Ставя проблему созидания общих духовных ценностей для современной цивилизации, Г.Померанц развивает идеи К.Ясперса о вхождении мира в новое осевое время: «Сейчас снова, как две тысячи лет тому назад, нужен мощный духовный противовес бездуховности»95. Померанц в современном усложняющемся мире видит контуры нового осевого времени, которое вновь открывает всечеловеческое единство: «Снова, как в древности, возникло сожительство людей, вышедшее за рамки старых духовных единств, национальных и религиозных»96. Современный мир требует «духовного синтеза», которого так напряжённо искала мысль Серебряного века. «Великий кризис» современности учёный сравнивает с «первым великим кризисом», когда рухнули племенные миры, и человечество вступило в форме имперско-конфессиональных единств в средние века, родились цивилизации священной Книги. «Великие мировые религии, вышедшие когда-то за рамки племён, привели к духовной интеграции огромных регионов». Но «этот средневековый синтез рухнул сперва на Западе, а потом, в связи с экспансией Запада, зашатался во всём мире». В современном информационном пространстве «христианство, ислам, индуизм, буддизм сами стали чем-то вроде новых племён. Мир вышел за рамки древних регионов, мир стал единым, а религиозные культуры остались разными»97. Как теоретик истинного глобализма, понимающего недостаточность финансово-электронной глобализации в мире, в котором недостаёт духовного единства, Померанц чисто по-русски ставит проблему преодоления национальных и религиозных границ.

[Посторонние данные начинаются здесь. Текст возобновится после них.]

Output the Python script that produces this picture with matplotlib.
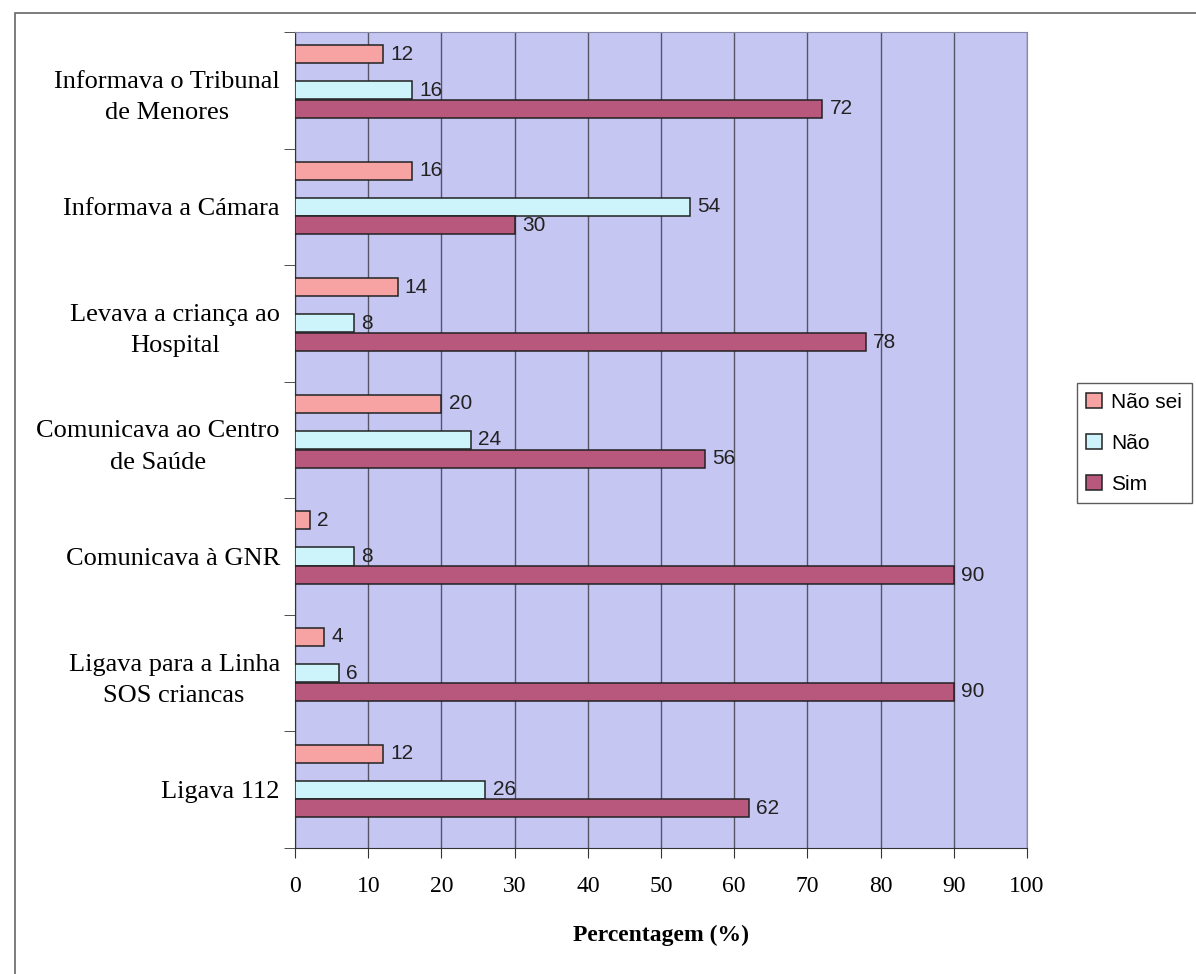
import matplotlib.pyplot as plt
import numpy as np
from matplotlib.patches import Rectangle

categories = [
    "Ligava 112",
    "Ligava para a Linha\nSOS criancas",
    "Comunicava à GNR",
    "Comunicava ao Centro\nde Saúde",
    "Levava a criança ao\nHospital",
    "Informava a Cámara",
    "Informava o Tribunal\nde Menores",
]
nao_sei = [12, 4, 2, 20, 14, 16, 12]
nao = [26, 6, 8, 24, 8, 54, 16]
sim = [62, 90, 90, 56, 78, 30, 72]

series = [
    ("Não sei", nao_sei, "#F7A3A3", 0.31),
    ("Não", nao, "#CDF3FB", 0.0),
    ("Sim", sim, "#B9587D", -0.16),
]

fig = plt.figure(figsize=(11.96, 9.74), dpi=100)
# outer frame of the chart area
fig.patches.append(Rectangle((0.0125, -0.1), 1.2, 1.0867, transform=fig.transFigure,
                             fill=False, edgecolor="#666666", linewidth=1.2))

ax = fig.add_axes([0.2467, 0.1294, 0.612, 0.8378])
ax.set_facecolor("#C6C6F3")

y = np.arange(len(categories))
h = 0.155
for name, vals, color, off in series:
    bars = ax.barh(y + off, vals, height=h, color=color, edgecolor="#222222",
                   linewidth=1.1, label=name, zorder=3)
    for b, v in zip(bars, vals):
        ax.text(v + 1.0, b.get_y() + h / 2, str(v), va="center", ha="left",
                fontsize=15, family="Liberation Sans", color="#222222", zorder=4)

ax.set_xlim(0, 100)
ax.set_ylim(-0.5, len(categories) - 0.5)
ax.set_xticks(np.arange(0, 101, 10))
ax.xaxis.grid(True, color="#555566", linewidth=1.0, zorder=1)
ax.set_axisbelow(True)

ax.set_yticks(y)
ax.set_yticklabels(categories, family="Liberation Serif", fontsize=19,
                   linespacing=1.55)
for lab in ax.get_yticklabels():
    lab.set_multialignment("center")
ax.set_yticks(np.arange(-0.5, len(categories), 1), minor=True)
ax.tick_params(axis="y", which="major", length=0, pad=11)
ax.tick_params(axis="y", which="minor", length=8, color="#333333", direction="out")
ax.tick_params(axis="x", length=7, color="#333333", direction="out", pad=13)
for lab in ax.get_xticklabels():
    lab.set_family("Liberation Serif")
    lab.set_fontsize(17)

for s in ["left", "bottom"]:
    ax.spines[s].set_color("#333333")
for s in ["top", "right"]:
    ax.spines[s].set_color("#8888aa")

ax.set_xlabel("Percentagem (%)", family="Liberation Serif", fontsize=17,
              fontweight="bold", labelpad=20)

leg = fig.legend(loc="center left", bbox_to_anchor=(0.9005, 0.545),
                 prop={"family": "Liberation Sans", "size": 15},
                 frameon=True, fancybox=False, handlelength=0.75, handleheight=0.75,
                 handletextpad=0.45, borderpad=0.45, borderaxespad=0.0,
                 labelspacing=1.05)
leg.get_frame().set_edgecolor("#333333")
leg.get_frame().set_linewidth(1.0)

fig.savefig("out.png", dpi=100)
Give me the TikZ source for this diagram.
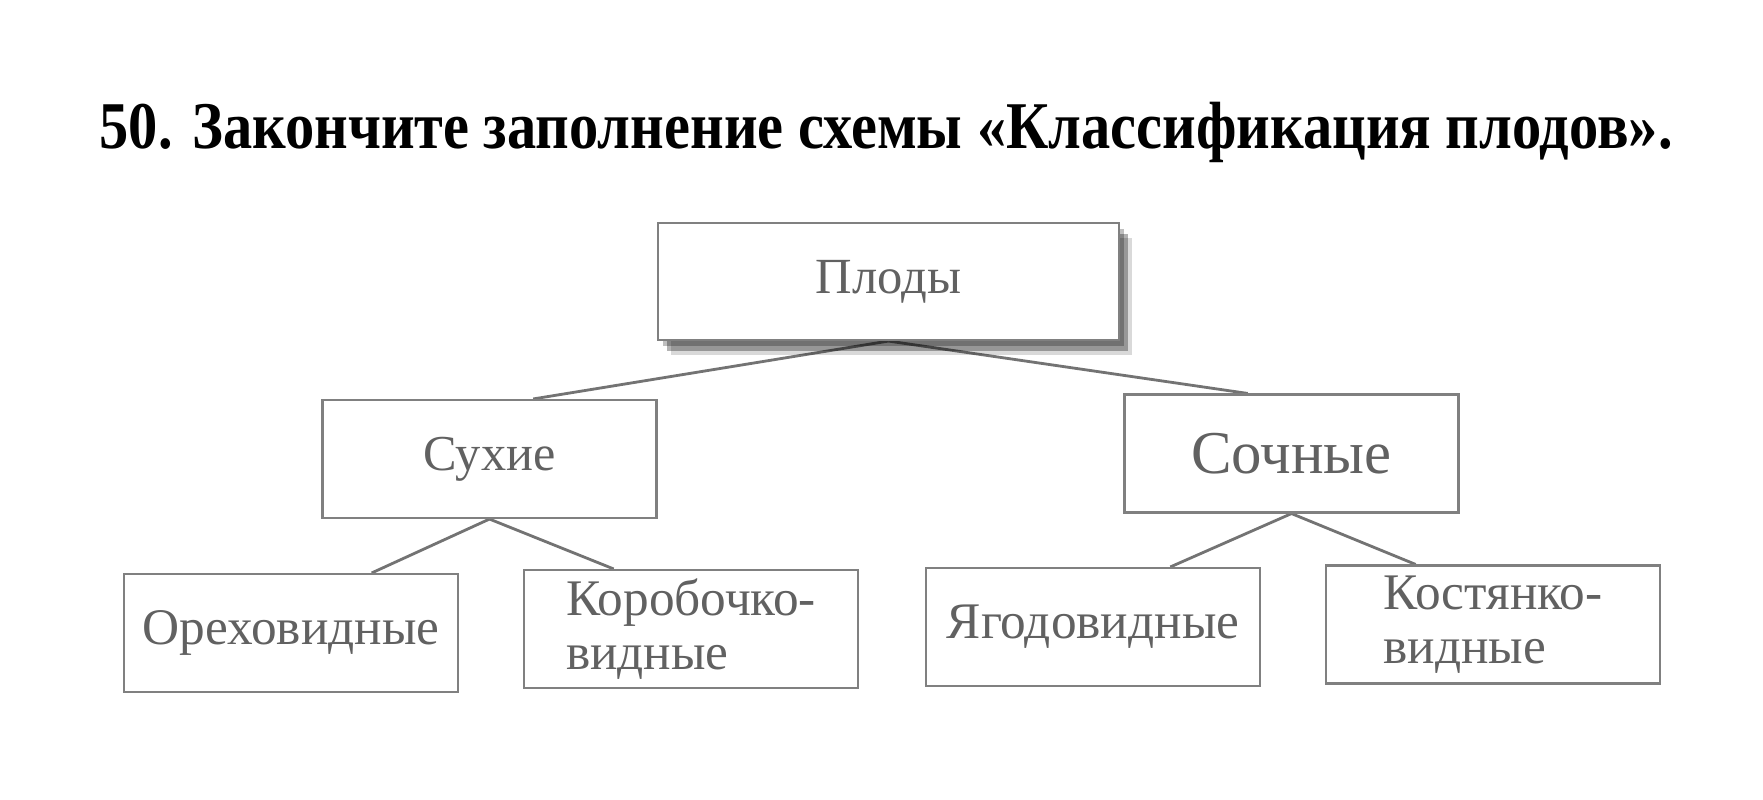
\documentclass[tikz,border=0pt]{standalone}
\usepackage{fontspec}
\setmainfont{Liberation Serif}
\usetikzlibrary{positioning, calc, shadows, backgrounds}

\begin{document}
\begin{tikzpicture}[
        box/.style={rectangle, draw=black!50, line width=0.6pt, fill=white, text=black!62, inner sep=0pt, minimum width=3.34cm, minimum height=1.18cm},
        lower/.style={box, font=\fontsize{14.6}{15.2}\selectfont},
        link/.style={draw=black!55, line width=0.8pt}
    ]
    \useasboundingbox (0,0) rectangle (17.63,-7.99);

    % Title
    \node[anchor=base west, inner sep=0pt, font=\bfseries\fontsize{19}{22}\selectfont] (title) at (0.99,-1.48)
        {\resizebox{15.73cm}{\height}{50. Закончите заполнение схемы «Классификация плодов».}};

    % Boxes
    \node[box, minimum width=4.61cm, minimum height=1.17cm, font=\fontsize{14.4}{17}\selectfont,
          drop shadow={shadow xshift=0.05cm, shadow yshift=-0.06cm, fill=black, opacity=0.25},
          drop shadow={shadow xshift=0.09cm, shadow yshift=-0.11cm, fill=black, opacity=0.3},
          drop shadow={shadow xshift=0.13cm, shadow yshift=-0.15cm, fill=black, opacity=0.15}] (fruits) at (8.885,-2.815) {Плоды};
    \node[box, font=\fontsize{14.3}{17}\selectfont] (dry) at (4.895,-4.59) {Сухие};
    \node[box, font=\fontsize{17.3}{20}\selectfont] (juicy) at (12.915,-4.535) {Сочные};

    \node[lower] (nut) at (2.91,-6.33) {Ореховидные};
    \node[lower, align=left] (capsule) at (6.91,-6.29) {Коробочко-\\видные};
    \node[lower] (berry) at (10.93,-6.27) {Ягодовидные};
    \node[lower, align=left] (drupe) at (14.93,-6.245) {Костянко-\\видные};

    % Links
    \begin{scope}[on background layer]
    \draw[link] (fruits.south) -- ($(dry.north west)!0.63!(dry.north east)$);
    \draw[link] (fruits.south) -- ($(juicy.north west)!0.37!(juicy.north east)$);
    \draw[link] (dry.south) -- ($(nut.north west)!0.74!(nut.north east)$);
    \draw[link] (dry.south) -- ($(capsule.north west)!0.27!(capsule.north east)$);
    \draw[link] (juicy.south) -- ($(berry.north west)!0.73!(berry.north east)$);
    \draw[link] (juicy.south) -- ($(drupe.north west)!0.27!(drupe.north east)$);
    \end{scope}
\end{tikzpicture}
\end{document}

В работах Померанца с их опорой на лучшие традиции нашей интеллектуальной культуры выстраивается иная логика постмодерна, противостоящая негативным тенденциям постхристианского Запада: опасность «столкновения цивилизаций» (С.Хантингтон); рост самоценных знаков-симулякров (Ж.Бодрийяр); переход к «посткультуре» (В.Бычков: «традиционный духовный мир Культуры заменяется грядущим виртуальным электронным миром посткультуры», «творением «одномерного человека»98); переход к «постфилософии» и «постчеловечеству» в радикальном консерватизме А.Дугина в эпоху господства виртуальной реальности и играющего человека-дивидуума99; появление «новой антропологии» в перспективе «постчеловечности». Так, Г.Л.Тульчинский отходу от «больших идентичностей» личности, т.е. «отождествлению её с определённым государством, нацией, этносом, конфессиональной принадлежностью» противопоставляет игровую идентификацию «по брендам (что они едят, носят, что читают, смотрят, слушают, в чём ездят, где отдыхают)»100, порождённой массовой культурой. «Легче указать движения, рвущие мир на части, чем то, что ведёт к духовному синтезу», – возражает Померанц101.